• **INFORMATION PROVIDED**
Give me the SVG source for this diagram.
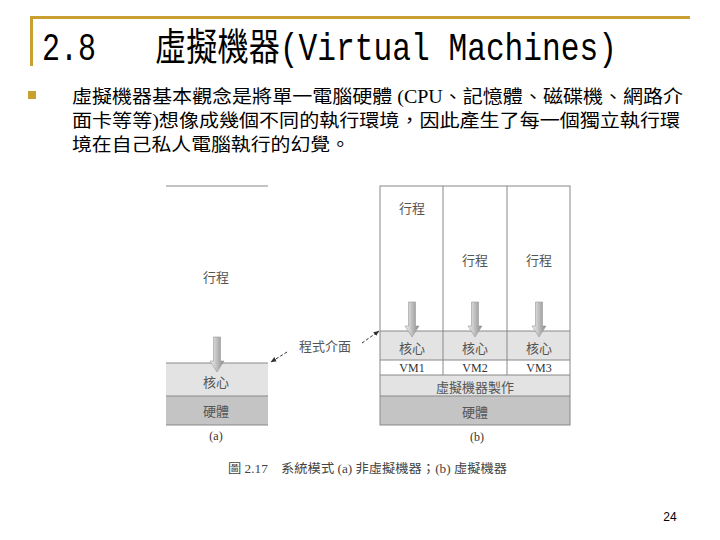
<svg xmlns="http://www.w3.org/2000/svg" width="720" height="540" viewBox="0 0 720 540">
<style>
.title{font-family:"Liberation Mono","Noto Sans CJK TC",monospace;font-size:38px;fill:#000}
.body{font-family:"Liberation Serif","Noto Sans CJK TC",serif;font-size:18px;fill:#000}
.lbl{font-family:"Noto Sans CJK TC",sans-serif;font-size:13px;fill:#555;text-anchor:middle;dominant-baseline:central}
.vm{font-family:"Liberation Serif","Noto Sans CJK TC",serif;font-size:12px;fill:#333;text-anchor:middle;dominant-baseline:central}
.cap{font-family:"Liberation Serif","Noto Sans CJK TC",serif;font-size:12.5px;fill:#444}
.ln{stroke:#888;stroke-width:1;fill:none}
.k{fill:#e3e3e3}
.h{fill:#c4c4c4}
.dash{stroke:#333;stroke-width:1;stroke-dasharray:3,2;fill:none}
</style>
<defs>
<linearGradient id="ag" x1="0" y1="0" x2="1" y2="0">
<stop offset="0" stop-color="#f2f2f2"/>
<stop offset="1" stop-color="#8a8a8a"/>
</linearGradient>
<path id="barrow" d="M-3.5,0 H3.5 V24 H7 L0,35 L-7,24 H-3.5 Z" fill="url(#ag)" stroke="#999" stroke-width="0.6"/>
<marker id="mh" viewBox="0 0 10 10" refX="9" refY="5" markerWidth="6" markerHeight="6" orient="auto">
<path d="M0,1 L10,5 L0,9 Z" fill="#333"/>
</marker>
</defs>
<rect width="720" height="540" fill="#fff"/>
<g id="title-bar">
<line x1="30" y1="17.5" x2="690" y2="17.5" stroke="#c9a030" stroke-width="3"/>
<line x1="31.5" y1="16" x2="31.5" y2="66" stroke="#c9a030" stroke-width="3"/>
</g>
<g id="title">
<text class="title" x="42" y="60" textLength="54" lengthAdjust="spacingAndGlyphs">2.8</text>
<text class="title" x="155" y="60" textLength="462" lengthAdjust="spacingAndGlyphs">虛擬機器(Virtual Machines)</text>
</g>
<g id="bullet">
<rect x="28" y="91" width="8" height="8" fill="#c9a030"/>
<text class="body" x="72" y="103" textLength="611" lengthAdjust="spacingAndGlyphs">虛擬機器基本觀念是將單一電腦硬體 (CPU、記憶體、磁碟機、網路介</text>
<text class="body" x="72" y="127" textLength="608" lengthAdjust="spacingAndGlyphs">面卡等等)想像成幾個不同的執行環境，因此產生了每一個獨立執行環</text>
<text class="body" x="72" y="151" textLength="278" lengthAdjust="spacingAndGlyphs">境在自己私人電腦執行的幻覺。</text>
</g>
<g id="fig-a">
<line class="ln" x1="166" y1="186" x2="268" y2="186"/>
<text class="lbl" x="216" y="276">行程</text>
<rect class="k" x="166" y="363" width="102" height="33"/>
<rect class="h" x="166" y="396" width="102" height="29"/>
<line class="ln" x1="166" y1="363" x2="268" y2="363"/>
<line class="ln" x1="166" y1="396" x2="268" y2="396"/>
<line class="ln" x1="166" y1="425" x2="268" y2="425"/>
<text class="lbl" x="216" y="381">核心</text>
<text class="lbl" x="216" y="410">硬體</text>
<text class="vm" x="216" y="436">(a)</text>
</g>
<g id="fig-b">
<rect class="k" x="380" y="331" width="190" height="29"/>
<rect class="k" x="380" y="375" width="190" height="21"/>
<rect class="h" x="380" y="396" width="190" height="29"/>
<rect class="ln" x="380" y="186" width="190" height="239"/>
<line class="ln" x1="443" y1="186" x2="443" y2="375"/>
<line class="ln" x1="507" y1="186" x2="507" y2="375"/>
<line class="ln" x1="380" y1="331" x2="570" y2="331"/>
<line class="ln" x1="380" y1="360" x2="570" y2="360"/>
<line class="ln" x1="380" y1="375" x2="570" y2="375"/>
<line class="ln" x1="380" y1="396" x2="570" y2="396"/>
<text class="lbl" x="412" y="207">行程</text>
<text class="lbl" x="475" y="259">行程</text>
<text class="lbl" x="539" y="259">行程</text>
<text class="lbl" x="412" y="347">核心</text>
<text class="lbl" x="475" y="347">核心</text>
<text class="lbl" x="539" y="347">核心</text>
<text class="vm" x="412" y="368">VM1</text>
<text class="vm" x="475" y="368">VM2</text>
<text class="vm" x="539" y="368">VM3</text>
<text class="lbl" x="475" y="386">虛擬機器製作</text>
<text class="lbl" x="475" y="411">硬體</text>
<text class="vm" x="477" y="437">(b)</text>
</g>
<g id="interface-label">
<text class="lbl" x="325" y="345">程式介面</text>
</g>
<g id="connectors">
<use href="#barrow" x="217" y="337"/>
<use href="#barrow" x="412" y="302"/>
<use href="#barrow" x="475" y="302"/>
<use href="#barrow" x="539" y="302"/>
<line class="dash" x1="287" y1="352" x2="271" y2="362" marker-end="url(#mh)"/>
<line class="dash" x1="362" y1="343" x2="379" y2="331" marker-end="url(#mh)"/>
</g>
<g id="caption">
<text class="cap" x="228" y="473" textLength="279" lengthAdjust="spacingAndGlyphs">圖 2.17　系統模式 (a) 非虛擬機器；(b) 虛擬機器</text>
</g>
<g id="page-number">
<text x="670" y="521" font-family="Liberation Sans, sans-serif" font-size="12" text-anchor="middle" fill="#000">24</text>
</g>
</svg>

• **TASK STATEMENT**
In the copy, include no pictures; restate the listing above exactly.

• **EXERCISE OUTPUT**
Give me the SVG source for this diagram.
<svg xmlns="http://www.w3.org/2000/svg" width="720" height="540" viewBox="0 0 720 540">
<style>
.title{font-family:"Liberation Mono","Noto Sans CJK TC",monospace;font-size:38px;fill:#000}
.body{font-family:"Liberation Serif","Noto Sans CJK TC",serif;font-size:18px;fill:#000}
.lbl{font-family:"Noto Sans CJK TC",sans-serif;font-size:13px;fill:#555;text-anchor:middle;dominant-baseline:central}
.vm{font-family:"Liberation Serif","Noto Sans CJK TC",serif;font-size:12px;fill:#333;text-anchor:middle;dominant-baseline:central}
.cap{font-family:"Liberation Serif","Noto Sans CJK TC",serif;font-size:12.5px;fill:#444}
.ln{stroke:#888;stroke-width:1;fill:none}
.k{fill:#e3e3e3}
.h{fill:#c4c4c4}
.dash{stroke:#333;stroke-width:1;stroke-dasharray:3,2;fill:none}
</style>
<defs>
<linearGradient id="ag" x1="0" y1="0" x2="1" y2="0">
<stop offset="0" stop-color="#f2f2f2"/>
<stop offset="1" stop-color="#8a8a8a"/>
</linearGradient>
<path id="barrow" d="M-3.5,0 H3.5 V24 H7 L0,35 L-7,24 H-3.5 Z" fill="url(#ag)" stroke="#999" stroke-width="0.6"/>
<marker id="mh" viewBox="0 0 10 10" refX="9" refY="5" markerWidth="6" markerHeight="6" orient="auto">
<path d="M0,1 L10,5 L0,9 Z" fill="#333"/>
</marker>
</defs>
<rect width="720" height="540" fill="#fff"/>
<g id="title-bar">
<line x1="30" y1="17.5" x2="690" y2="17.5" stroke="#c9a030" stroke-width="3"/>
<line x1="31.5" y1="16" x2="31.5" y2="66" stroke="#c9a030" stroke-width="3"/>
</g>
<g id="title">
<text class="title" x="42" y="60" textLength="54" lengthAdjust="spacingAndGlyphs">2.8</text>
<text class="title" x="155" y="60" textLength="462" lengthAdjust="spacingAndGlyphs">虛擬機器(Virtual Machines)</text>
</g>
<g id="bullet">
<rect x="28" y="91" width="8" height="8" fill="#c9a030"/>
<text class="body" x="72" y="103" textLength="611" lengthAdjust="spacingAndGlyphs">虛擬機器基本觀念是將單一電腦硬體 (CPU、記憶體、磁碟機、網路介</text>
<text class="body" x="72" y="127" textLength="608" lengthAdjust="spacingAndGlyphs">面卡等等)想像成幾個不同的執行環境，因此產生了每一個獨立執行環</text>
<text class="body" x="72" y="151" textLength="278" lengthAdjust="spacingAndGlyphs">境在自己私人電腦執行的幻覺。</text>
</g>
<g id="fig-a">
<line class="ln" x1="166" y1="186" x2="268" y2="186"/>
<text class="lbl" x="216" y="276">行程</text>
<rect class="k" x="166" y="363" width="102" height="33"/>
<rect class="h" x="166" y="396" width="102" height="29"/>
<line class="ln" x1="166" y1="363" x2="268" y2="363"/>
<line class="ln" x1="166" y1="396" x2="268" y2="396"/>
<line class="ln" x1="166" y1="425" x2="268" y2="425"/>
<text class="lbl" x="216" y="381">核心</text>
<text class="lbl" x="216" y="410">硬體</text>
<text class="vm" x="216" y="436">(a)</text>
</g>
<g id="fig-b">
<rect class="k" x="380" y="331" width="190" height="29"/>
<rect class="k" x="380" y="375" width="190" height="21"/>
<rect class="h" x="380" y="396" width="190" height="29"/>
<rect class="ln" x="380" y="186" width="190" height="239"/>
<line class="ln" x1="443" y1="186" x2="443" y2="375"/>
<line class="ln" x1="507" y1="186" x2="507" y2="375"/>
<line class="ln" x1="380" y1="331" x2="570" y2="331"/>
<line class="ln" x1="380" y1="360" x2="570" y2="360"/>
<line class="ln" x1="380" y1="375" x2="570" y2="375"/>
<line class="ln" x1="380" y1="396" x2="570" y2="396"/>
<text class="lbl" x="412" y="207">行程</text>
<text class="lbl" x="475" y="259">行程</text>
<text class="lbl" x="539" y="259">行程</text>
<text class="lbl" x="412" y="347">核心</text>
<text class="lbl" x="475" y="347">核心</text>
<text class="lbl" x="539" y="347">核心</text>
<text class="vm" x="412" y="368">VM1</text>
<text class="vm" x="475" y="368">VM2</text>
<text class="vm" x="539" y="368">VM3</text>
<text class="lbl" x="475" y="386">虛擬機器製作</text>
<text class="lbl" x="475" y="411">硬體</text>
<text class="vm" x="477" y="437">(b)</text>
</g>
<g id="interface-label">
<text class="lbl" x="325" y="345">程式介面</text>
</g>
<g id="connectors">
<use href="#barrow" x="217" y="337"/>
<use href="#barrow" x="412" y="302"/>
<use href="#barrow" x="475" y="302"/>
<use href="#barrow" x="539" y="302"/>
<line class="dash" x1="287" y1="352" x2="271" y2="362" marker-end="url(#mh)"/>
<line class="dash" x1="362" y1="343" x2="379" y2="331" marker-end="url(#mh)"/>
</g>
<g id="caption">
<text class="cap" x="228" y="473" textLength="279" lengthAdjust="spacingAndGlyphs">圖 2.17　系統模式 (a) 非虛擬機器；(b) 虛擬機器</text>
</g>
<g id="page-number">
<text x="670" y="521" font-family="Liberation Sans, sans-serif" font-size="12" text-anchor="middle" fill="#000">24</text>
</g>
</svg>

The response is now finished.